As elites do café, a Igreja, a maioria dos profissionais liberais e simpatizantes diversos do regime republicano saudaram a mudança nos dias seguintes, mas o fato é que o grosso da população brasileira não tinha qualquer entendimento dos fatos. Na prática, para o povão, que continuou sem poder votar por muito tempo, pouco mudou no dia-a-dia.
D. Pedro II, sabendo do ocorrido no Rio de Janeiro, até acenou com a possibilidade de nomear um novo gabinete ministerial, para tentar apaziguar os ânimos, mas não teve sucesso na empreitada. Depois da Proclamação da República, Pedro II foi notificado formalmente que deveria deixar o país, para evitar embaraços políticos, e assim a família real deixou o Brasil rumo à Europa no dia 18 de novembro.

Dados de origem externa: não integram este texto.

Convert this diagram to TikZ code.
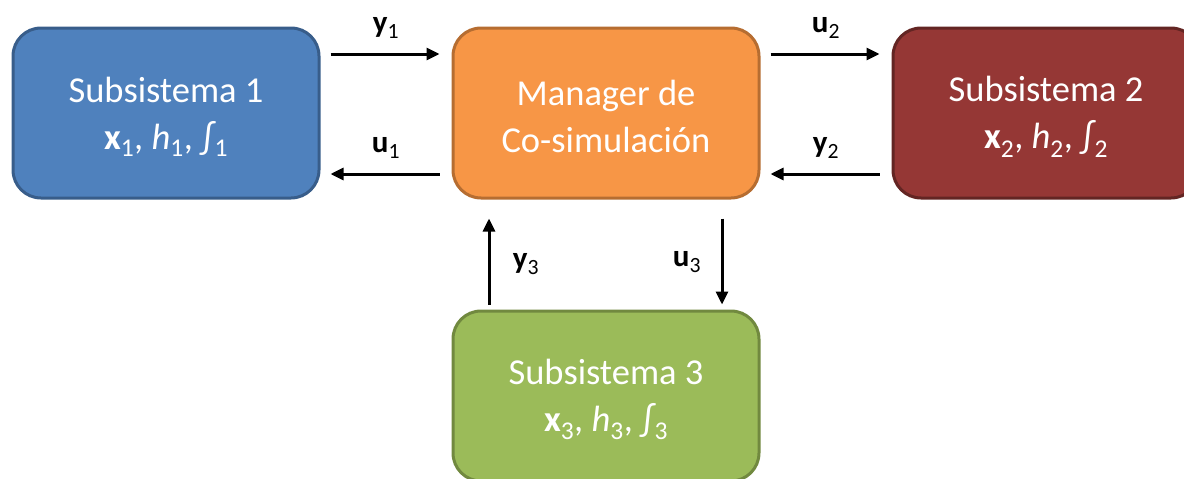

Deodoro da Fonseca foi nosso primeiro presidente, eleito ainda em 1889 para cuidar do governo provisório instalado para organizar a República, e acabou inaugurando o período da nossa História que ficou conhecido como “República da Espada”.
É inegável que a Proclamação da República foi importantíssima para o processo democrático no Brasil, mesmo sem a participação popular. Mas olhando hoje para o nosso passado, avaliando o presente — e principalmente, prestando atenção em nossos barulhentos vizinhos — não podemos deixar de notar que a Democracia brasileira sofreu e ainda sofre pela falta de participação de seu povo.
Nós (o povo) ainda influenciamos muito pouco o processo democrático, que não é feito apenas com a eleição de nossos representantes. A participação popular durante o mandato dos candidatos eleitos infelizmente ainda é muito pequena.
Mas isso é assunto para outro texto…
Notas e fontes
[1] Nesta época o problema da Igreja com a Monarquia era o seguinte: o papa Pio IX decidiu excluir os maçons da Igreja. No Brasil, os bispos de Olinda e Belém do Pará resolveram seguir as ordens da Santa Sé, mesmo com a bula papal ainda não ratificada por D. Pedro II, que tinha este poder dentro do Brasil. Aparentemente a Santa Sé teria esquecido que tanto Pedro II quanto outros membros influentes da corte e da sociedade civil brasileira eram maçons. Os dois bispos foram presos em 1872 e soltos, via perdão imperial, em 1875, mas as relações entre a Monarquia e a Igreja ficaram estremecidas desde então.[2] CASTRO, Celso. “A Proclamação da República”. Ed. Jorge Zahar. Rio de Janeiro, 2000. p.9 (pode ser acessado neste link).
- COSTA, Emilia Viotti da. “Da Monarquia à República: momentos decisivos”. 8.ed. revista e ampliada. Ed. UNESP. São Paulo, 2007.